Garden Situation Amount To Apply Notes
New bed with low organic matter 1 inch finished composted manure Mix into top 6 inches, then mulch
Established bed that gets compost yearly 1/2 inch composted manure Top-dress, then rake in lightly
Fall prep using raw manure Up to 1/2 inch raw layer Mix in right away, then track harvest dates next season
Heavy feeders bed Up to 1 inch composted manure Split feeding: half pre-plant, half as compost mid-season
Root crops and greens bed Composted manure only Use pre-plant; keep raw manure for fall in other beds
Flower borders and shrubs 1 inch composted manure as a top layer Keep it off stems, then water in
Containers and grow bags Mix 5–10% composted manure into potting mix Skip raw manure; water well to avoid salt buildup
Side-dressing with pellets Small handful per plant Keep a 2–3 inch gap from stems, then water

Odor And Storage Without Drama

Fresh manure smells worst when it sits wet and open. Put a thick layer of dry leaves, straw, or shavings on top of any storage pile after each dump. That “carbon cap” cuts flies and smell fast.
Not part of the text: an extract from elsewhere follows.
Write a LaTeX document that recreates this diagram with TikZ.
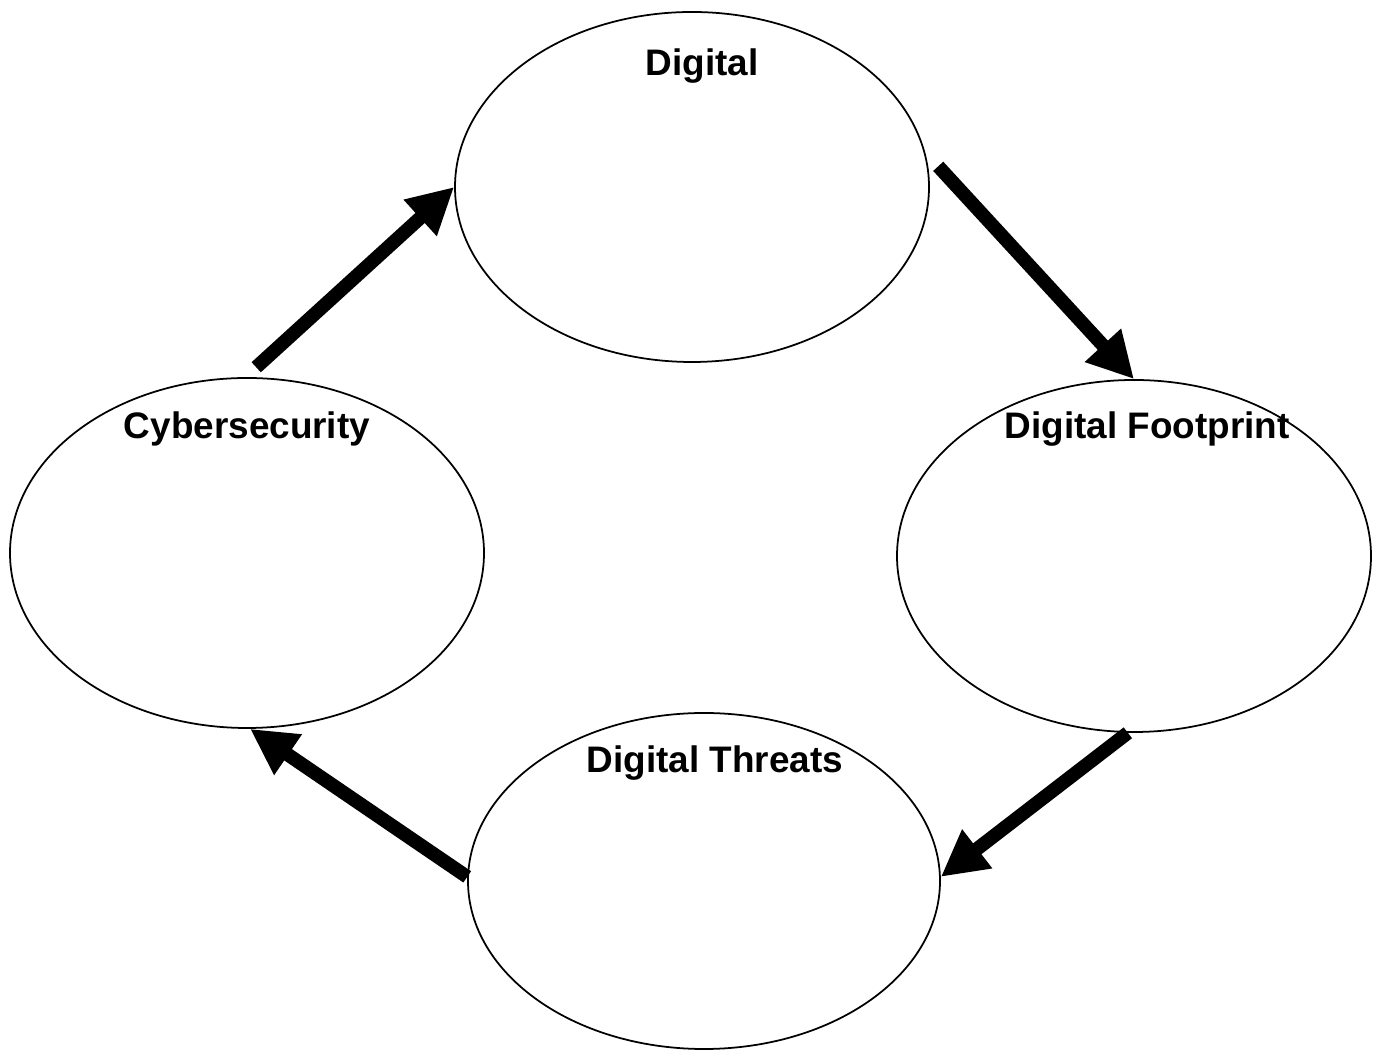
\documentclass[tikz,border=0pt]{standalone}
\usepackage{fontspec}
\setmainfont{Liberation Sans}
\usepackage{tikz}
\usetikzlibrary{shapes.geometric, arrows.meta, positioning, calc}

\begin{document}
\begin{tikzpicture}[
    stagebubble/.style={draw, ellipse, line width=0.5pt, minimum width=4.74cm, minimum height=3.5cm, inner sep=0pt},
    stagelbl/.style={anchor=base, font=\fontsize{10.5}{12}\selectfont\bfseries, inner sep=0pt},
    cyclearrow/.style={-{Triangle[length=4.6mm, width=4.6mm]}, line width=3.9pt}
]
    \useasboundingbox (0, 0) rectangle (13.8, 10.51);

    % Bubbles
    \node[stagebubble] (digital) at (6.92, 8.64) {};
    \node[stagebubble, minimum height=3.52cm] (footprint) at (11.34, 4.95) {};
    \node[stagebubble, minimum width=4.72cm, minimum height=3.36cm] (threats) at (7.04, 1.70) {};
    \node[stagebubble] (cyber) at (2.47, 4.98) {};

    % Titles
    \node[stagelbl] (digitallbl) at (7.02, 9.75) {Digital};
    \node[stagelbl] (footprintlbl) at (11.47, 6.12) {Digital Footprint};
    \node[stagelbl] (threatslbl) at (7.15, 2.78) {Digital Threats};
    \node[stagelbl] (cyberlbl) at (2.47, 6.12) {Cybersecurity};

    % Cycle
    \draw[cyclearrow] ([xshift=1mm]digital.5) -- (footprint.north);
    \draw[cyclearrow] (footprint.-92) -- (threats.1);
    \draw[cyclearrow] (threats.179) -- (cyber.-89);
    \draw[cyclearrow] ([yshift=1mm]cyber.87) -- (digital.west);

\end{tikzpicture}
\end{document}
Common Missteps And Easy Fixes

Spreading Fresh Manure After Planting

Fresh manure on the surface can splash onto leaves and can scorch stems. Fix: scrape it off, add it back to a compost pile, then top-dress with finished compost instead.

Assuming “Aged” Means “Composted”

A pile that sat for months can still behave like raw manure in beds and on harvest timing. Fix: treat it like raw manure unless it heated in a compost phase and then cured.

A Straightforward Routine For Most Gardens

If you want a plan you can repeat each year, do this: compost fresh chicken manure through warm months, use finished composted manure in spring, and use raw manure only in fall beds that won’t be harvested early next year. Keep a short note of which beds got what. One season of notes makes the next season easier.